Facciamo un altro esempio. Consideriamo un pendolo che oscilla. Le variabili di stato sono l’angolo formato dal pendolo rispetto alla verticale e la velocità di oscillazione. Quando il pendolo oscilla a destra della verticale, l’angolo è positivo, quando oscilla a sinistra, l’angolo è negativo. Quando oscilla in senso antiorario, la velocità è positiva; in senso orario, la velocità è negativa. Spostando il pendolo dalla sua posizione di equilibrio, diciamo verso destra, l’angolo iniziale è positivo e la velocità è nulla. Lasciando andare il pendolo, l’angolo diminuisce fino a zero e la velocità aumenta in valore assoluto; poiché il pendolo sta oscillando in senso orario, la velocità è negativa. Quando l’angolo è zero, la velocità è al suo massimo (negativo). Dopodiché l’angolo diventa negativo e la velocità diminuisce in valore assoluto fino a zero. A questo punto il pendolo torna indietro: l’angolo negativo tende allo zero e la velocità, che questa volta è positiva, aumenta in valore assoluto fino al suo massimo, dopodiché sia l’angolo che la velocità diventano positivi: l’angolo tende al valore iniziale (senza raggiungerlo) e la velocità decresce fino a zero. A questo punto l’intera oscillazione si ripete, ma a causa dell’attrito i valori assoluti dell’angolo e della velocità diminuiscono progressivamente man mano che il pendolo oscilla.
In questo caso la traiettoria disegnata è una spirale:
L’attrattore nello spazio degli stati del pendolo è lo stato stabile (0, 0) in cui angolo e velocità sono nulli.
Consideriamo ora un sistema dinamico molto studiato dai meteorologi: una massa d’aria, ad esempio una nuvola. Nel 1963 il meteorologo Edward Lorenz costruì un modello in cui tale sistema era rappresentato dalle variabili di stato x, y e z. Nel modello di Lorenz, x era proporzionale alla velocità del fluido; y era proporzionale alla differenza di temperatura tra gli elementi di fluido in moto ascendente e discendente; z era inversamente proporzionale alla linearità del profilo verticale della temperatura (il profilo verticale della temperatura è la variazione di temperatura rispetto alla quota).

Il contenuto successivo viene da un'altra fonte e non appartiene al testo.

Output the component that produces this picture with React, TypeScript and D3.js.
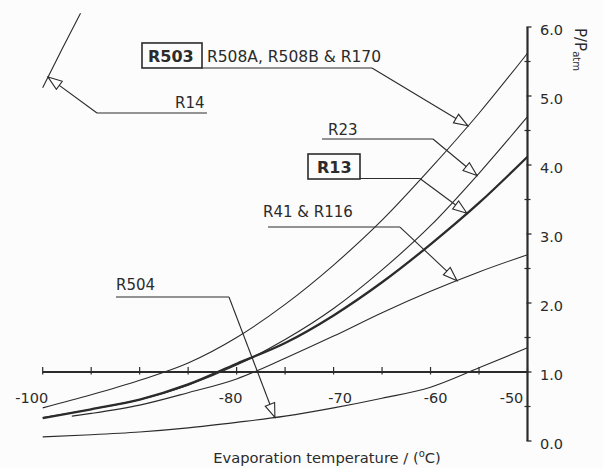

La traiettoria che rappresenta l’evoluzione nel tempo di questo sistema ha una forma molto particolare – e molto famosa:
In questo caso, l’attrattore non è né un punto, né un’orbita; è un’intera porzione dello spazio degli stati. Quest’area tridimensionale, nota come attrattore di Lorenz, ha una forma molto strana, sembra una farfalla. Essendo appunto strani, gli attrattori di questo tipo sono noti come attrattori strani.
Nella prima metà degli anni Ottanta, il fisico Stephen Wolfram, studiando le traiettorie dei sistemi dinamici noti come automi cellulari, arrivò alla conclusione che tutte le evoluzioni possibili di tali sistemi rientrano in una delle seguenti classi:
Classe I: qualsiasi sia lo stato iniziale, il sistema evolve verso uno stato stabile. Nello spazio degli stati, la traiettoria si dirige verso un attrattore puntiforme e lì si ferma. Come accade con il pendolo.
Classe II: il sistema evolve in modo ciclico. Nello spazio degli stati, la traiettoria viene attratta da un’orbita da cui non si allontana più. È il caso dell’ecosistema formato da prede e predatori.
Classe III: è il caso in cui il sistema manifesta un comportamento irregolare, caotico. Nello spazio degli stati non c’è alcun attrattore.
Classe IV: il sistema manifesta comportamenti sofisticati e affascinanti. Nello spazio degli stati ci sono attrattori strani. Come nel modello di Lorenz.
Anche se gli esempi che abbiamo fatto riguardano sistemi dinamici diversi dagli automi cellulari, quando Wolfram enunciò la sua classificazione, non pensava affatto che potesse essere estesa ad altri sistemi. Addirittura Wolfram era convinto che i comportamenti della Classe IV fossero una peculiarità esclusiva degli automi cellulari.